Picture of adipose tissue

Objective of this first section of the lesson

The goal of this first section is to find subcutaneous fat adipose-related gene markers using existing gene expression data.

Dataset description

Data provenance: the GTEx database

The dataset that you will use comes from the Genotype-Tissue Expression (GTEx) project. This portal gathers comprehensive public resources to study tissue-specific gene expression. Samples were collected from 54 non-diseased tissue sites across nearly 1000 individuals. The GTEx Portal provides open access to the dataset and includes numerous extra information (e.g. QTLs, etc.).

This database is useful to find gene markers for a specific tissue. In turn, it can be used to find tissue-specific genes and pathways, etc.

Dataset description

You will work on a RNA-seq dataset from the GTEx database version 7 (June 30, 2017). This dataset comprises 56,202 genes from 53 different human tissues.
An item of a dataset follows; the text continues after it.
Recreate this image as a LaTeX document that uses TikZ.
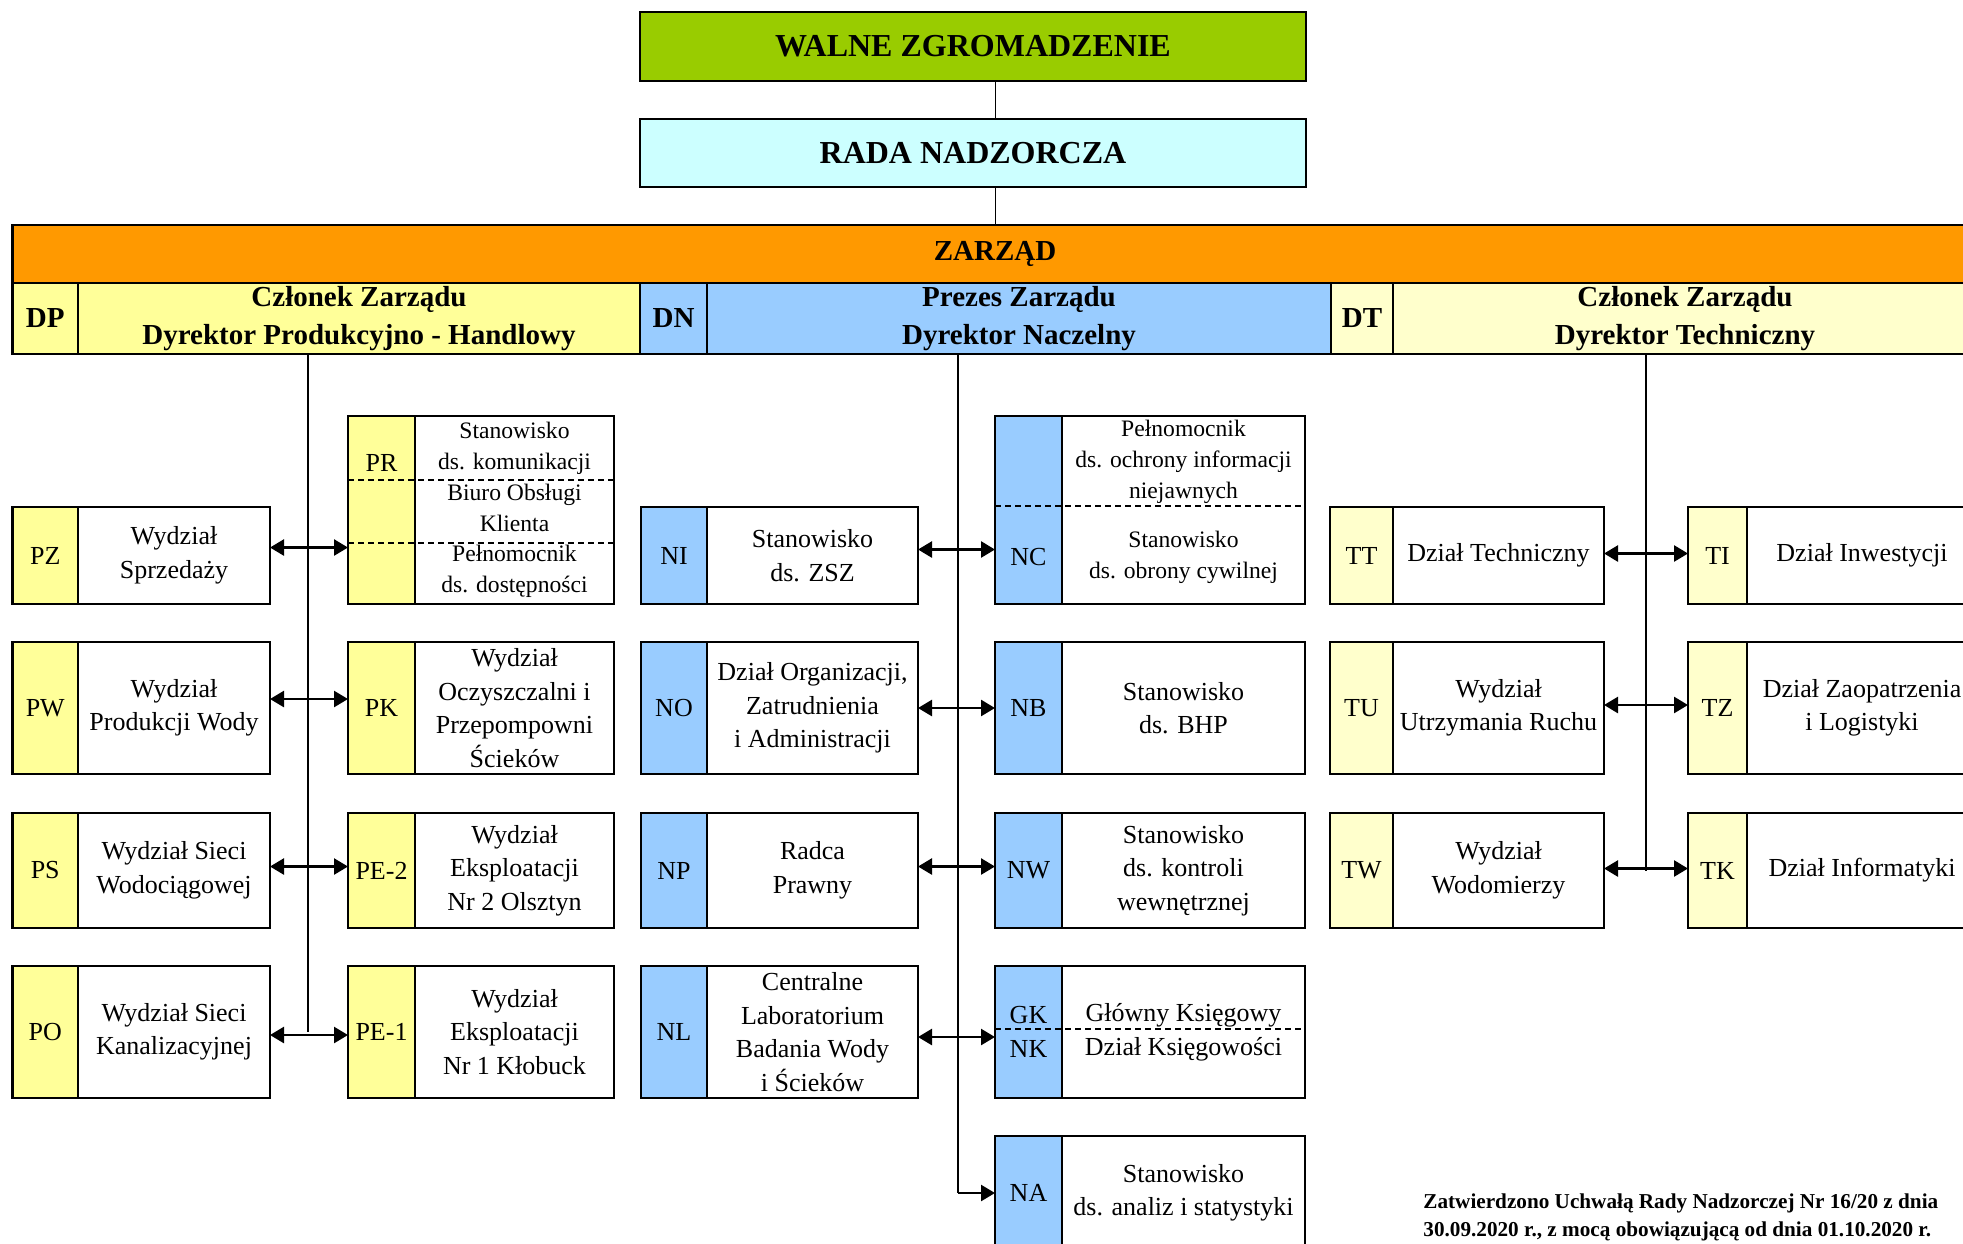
\documentclass[tikz,border=0pt]{standalone}
\usepackage{fontspec}
\setmainfont{Liberation Serif}
\usetikzlibrary{arrows.meta}

\definecolor{greenWZ}{HTML}{99CC00}
\definecolor{cyanRN}{HTML}{CCFFFF}
\definecolor{orangeZ}{HTML}{FF9900}
\definecolor{yellowP}{HTML}{FFFF99}
\definecolor{blueN}{HTML}{99CCFF}
\definecolor{yellowT}{HTML}{FFFFCC}

\begin{document}
\begin{tikzpicture}[x=0.5pt, y=-0.5pt,
    box/.style={draw, line width=1.4pt, inner sep=0pt, outer sep=0pt, anchor=north west, align=center},
    codecell/.style={box, font=\fontsize{13pt}{16.75pt}\selectfont},
    textcell/.style={box, fill=white, font=\fontsize{13pt}{16.75pt}\selectfont},
    smalltext/.style={align=center, inner sep=0pt, font=\fontsize{11.8pt}{15.4pt}\selectfont},
    headcell/.style={box, font=\bfseries\fontsize{14.5pt}{19pt}\selectfont},
    topcell/.style={box, font=\bfseries\fontsize{16pt}{19pt}\selectfont},
    biarrow/.style={{Triangle[length=7pt,width=8pt]}-{Triangle[length=7pt,width=8pt]}, line width=1.3pt},
    arrowto/.style={-{Triangle[length=7pt,width=8pt]}, line width=1.3pt},
    trunkline/.style={line width=0.65pt},
    dashsep/.style={line width=0.8pt, dash pattern=on 3pt off 2pt}]

% ===== Page and units =====
\def\px{0.5pt}       % one pixel of the original
\useasboundingbox (0,0) rectangle (1963,1243);
\clip (0,0) rectangle (1963,1243);

% ===== Governing bodies =====
\node[topcell, fill=greenWZ, minimum width=666*\px, minimum height=69*\px] (WZ) at (640,12) {WALNE ZGROMADZENIE};
\node[topcell, fill=cyanRN, minimum width=666*\px, minimum height=68*\px] (RN) at (640,119) {RADA NADZORCZA};
\node[headcell, fill=orangeZ, minimum width=1965*\px, minimum height=58*\px] (ZA) at (12.5,225) {ZARZĄD};

\draw[line width=0.5pt] (WZ.south -| ZA.north) -- (RN.north -| ZA.north);
\draw[line width=0.5pt] (RN.south -| ZA.north) -- (ZA.north);

% ===== Board members =====
\node[headcell, fill=yellowP, minimum width=65.5*\px, minimum height=71*\px] (DP) at (12.5,283) {DP};
\node[headcell, fill=yellowP, minimum width=562*\px, minimum height=71*\px] (DP-t) at (DP.north east) {Członek Zarządu\\Dyrektor Produkcyjno - Handlowy};
\node[headcell, fill=blueN, minimum width=67*\px, minimum height=71*\px] (DN) at (DP-t.north east) {DN};
\node[headcell, fill=blueN, minimum width=624*\px, minimum height=71*\px] (DN-t) at (DN.north east) {Prezes Zarządu\\Dyrektor Naczelny};
\node[headcell, fill=yellowT, minimum width=62*\px, minimum height=71*\px] (DT) at (DN-t.north east) {DT};
\node[headcell, fill=yellowT, minimum width=584*\px, minimum height=71*\px] (DT-t) at (DT.north east) {Członek Zarządu\\Dyrektor Techniczny};

% ===== DP branch =====
\foreach \id/\y/\h/\name in {PZ/507/97/{Wydział\\Sprzedaży},
    PW/642/132/{Wydział\\Produkcji Wody},
    PS/813/115/{Wydział Sieci\\Wodociągowej},
    PO/966/132/{Wydział Sieci\\Kanalizacyjnej}} {
  \node[codecell, fill=yellowP, minimum width=65.5*\px, minimum height=\h*\px] (\id) at (12.5,\y) {\id};
  \node[textcell, minimum width=192*\px, minimum height=\h*\px] (\id-t) at (\id.north east) {\name};
}
\foreach \id/\y/\h/\name in {PK/642/132/{Wydział\\Oczyszczalni i\\Przepompowni\\Ścieków},
    PE-2/813/115/{Wydział\\Eksploatacji\\Nr 2 Olsztyn},
    PE-1/966/132/{Wydział\\Eksploatacji\\Nr 1 Kłobuck}} {
  \node[codecell, fill=yellowP, minimum width=67*\px, minimum height=\h*\px] (\id) at (348,\y) {\id};
  \node[textcell, minimum width=199*\px, minimum height=\h*\px] (\id-t) at (\id.north east) {\name};
}
% split box PR
\node[codecell, fill=yellowP, minimum width=67*\px, minimum height=188*\px] (PR) at (348,416) {};
\node[textcell, minimum width=199*\px, minimum height=188*\px, font=\fontsize{11.8pt}{15.4pt}\selectfont] (PR-t) at (PR.north east)
  {Stanowisko\\ds. komunikacji\\Biuro Obsługi\\Klienta\\Pełnomocnik\\ds. dostępności};
\node[codecell, draw=none, anchor=center] (PR-l) at (381.5,463) {PR};
\coordinate (PR-cut1) at (348,480);
\coordinate (PR-cut2) at (348,543);
\draw[dashsep] (PR-cut1) -- (PR-cut1 -| PR-t.east);
\draw[dashsep] (PR-cut2) -- (PR-cut2 -| PR-t.east);

% ===== DN branch =====
\foreach \id/\y/\h/\name in {NI/507/97/{Stanowisko\\ds. ZSZ},
    NO/642/132/{Dział Organizacji,\\Zatrudnienia\\i Administracji},
    NP/813/115/{Radca\\Prawny},
    NL/966/132/{Centralne\\Laboratorium\\Badania Wody\\i Ścieków}} {
  \node[codecell, fill=blueN, minimum width=66*\px, minimum height=\h*\px] (\id) at (641,\y) {\id};
  \node[textcell, minimum width=211*\px, minimum height=\h*\px] (\id-t) at (\id.north east) {\name};
}
\foreach \id/\lab/\y/\h/\name in {NB/NB/642/132/{Stanowisko\\ds. BHP},
    NW/NW/813/115/{Stanowisko\\ds. kontroli\\wewnętrznej},
    GK/{GK\\NK}/966/132/{Główny Księgowy\\Dział Księgowości},
    NA/NA/1136/114/{Stanowisko\\ds. analiz i statystyki}} {
  \node[codecell, fill=blueN, minimum width=67*\px, minimum height=\h*\px] (\id) at (995,\y) {\lab};
  \node[textcell, minimum width=243*\px, minimum height=\h*\px] (\id-t) at (\id.north east) {\name};
}
\coordinate (GK-cut) at (995,1029);
\draw[dashsep] (GK-cut) -- (GK-cut -| GK-t.east);
% split box NC
\node[codecell, fill=blueN, minimum width=67*\px, minimum height=188*\px] (NC) at (995,416) {};
\node[textcell, minimum width=243*\px, minimum height=188*\px] (NC-t) at (NC.north east) {};
\node[codecell, draw=none, anchor=center] (NC-l) at (1028.5,557) {NC};
\node[smalltext] (NC-a) at (1183.5,462) {Pełnomocnik\\ds. ochrony informacji\\niejawnych};
\node[smalltext] (NC-b) at (1183.5,557) {Stanowisko\\ds. obrony cywilnej};
\coordinate (NC-cut) at (995,506);
\draw[dashsep] (NC-cut) -- (NC-cut -| NC-t.east);

% ===== DT branch =====
\foreach \id/\y/\h/\name in {TT/507/97/{Dział Techniczny},
    TU/642/132/{Wydział\\Utrzymania Ruchu},
    TW/813/115/{Wydział\\Wodomierzy}} {
  \node[codecell, fill=yellowT, minimum width=63*\px, minimum height=\h*\px] (\id) at (1330,\y) {\id};
  \node[textcell, minimum width=211*\px, minimum height=\h*\px] (\id-t) at (\id.north east) {\name};
}
\foreach \id/\y/\h/\name in {TI/507/97/{Dział Inwestycji},
    TZ/642/132/{Dział Zaopatrzenia\\i Logistyki},
    TK/813/115/{Dział Informatyki}} {
  \node[codecell, fill=yellowT, minimum width=59*\px, minimum height=\h*\px] (\id) at (1688,\y) {\id};
  \node[textcell, minimum width=230*\px, minimum height=\h*\px] (\id-t) at (\id.north east) {\name};
}

% ===== Connections =====
\coordinate (P-top) at (308,354);
\coordinate (N-top) at (958,354);
\coordinate (T-top) at (1646,354);
\draw[trunkline] (P-top) -- (P-top |- PO-t.east);
\draw[trunkline] (N-top) -- (N-top |- NA.west);
\draw[trunkline] (T-top) -- (T-top |- TW-t.east);
% \up = how far the arrow sits above the box middle (pixels)
\foreach \a/\b/\up in {PZ/PR/8, PW/PK/9, PS/PE-2/4, PO/PE-1/-3, NI/NC/6, NO/NB/0, NP/NW/4, NL/GK/-5, TT/TI/2, TU/TZ/3, TW/TK/2}
  \draw[biarrow] ([yshift=\up*\px]\a-t.east) -- ([yshift=\up*\px]\a-t.east -| \b.west);
\draw[arrowto] (N-top |- NA.west) -- (NA.west);

% ===== Note =====
\node[anchor=north west, align=left, inner sep=0pt, font=\bfseries\fontsize{10.6pt}{14pt}\selectfont] (note) at (1423,1193)
  {Zatwierdzono Uchwałą Rady Nadzorczej Nr 16/20 z dnia\\30.09.2020 r., z mocą obowiązującą od dnia 01.10.2020 r.};

\end{tikzpicture}
\end{document}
What you will learn from the analysis of dataset #1

  1. How to perform Exploratory Data Analysis steps
    • Showing the first records of a dataset.
    • Checking if data types (strings, numbers) are correctly encoded.
    • Creating a few plots to reveal potential data issues (scale, outliers, etc.).
  2. How to create and interpret a Principal Component Analysis
    • Performing the PCA: number of components, extract scores and loadings.
    • Creating the PCA plot, choosing scaling and centering.
    • Extracting the genes most related to the principal components of interest.
  3. How to perform a clustering analysis and coupling it to a heatmap representation
    • Understand the distance metric used for clustering.
    • Choosing one clustering method.
    • Creating heatmaps and re-using the clustering performed previously.



The original RNA-seq dataset used is called GTEx_Analysis_2016-01-15_v7_RNASeQCv1.1.8_gene_median_tpm.gct.gz and comes from the GTEx portal. This dataset is pre-processed as gene TPM medians per tissue are already computed.
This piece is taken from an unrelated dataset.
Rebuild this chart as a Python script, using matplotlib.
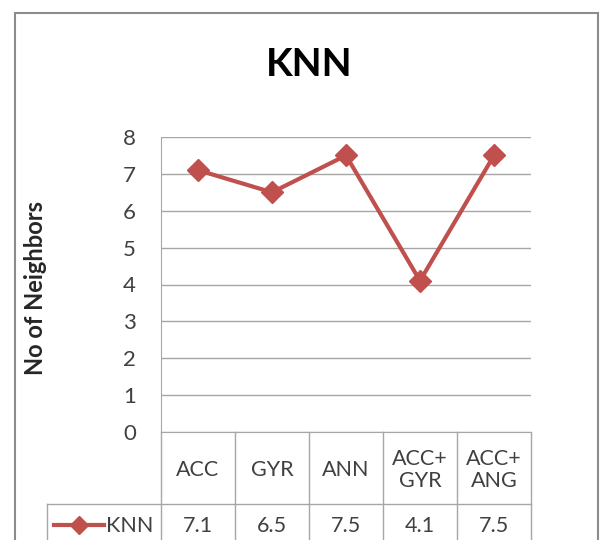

It is used in the original publication from Ahn et al. 2019 that is used as a roadmap:
Ahn, J., Wu, H. & Lee, K. Integrative Analysis Revealing Human Adipose-Specific Genes and Consolidating Obesity Loci. Sci Rep 9, 3087 (2019). Link.

Teaching materials

This lesson has been formatted according to the Carpentries Foundation lesson template and following their recommendations on how to teach researchers good practices in programming and data analysis.

This material builds from a lot of fantastic materials developed by others in the open data science community. In particular, this lesson relies heavily on the material assembled by Hugo Tavares and Georg Zeller Data Carpentry style lesson.

Image credits

Key Points

  • This dataset measures gene expression from various human tissues.

  • Gene expression is measured from the hybridization of mRNA molecules to microarray probes.

  • Some tissues have genes that are uniquely or strongly expressed in them which makes them gene-markers of that tissue.

  • Finding tissue-specific markers can be done through several methods: PCA, clustering or even custom ones.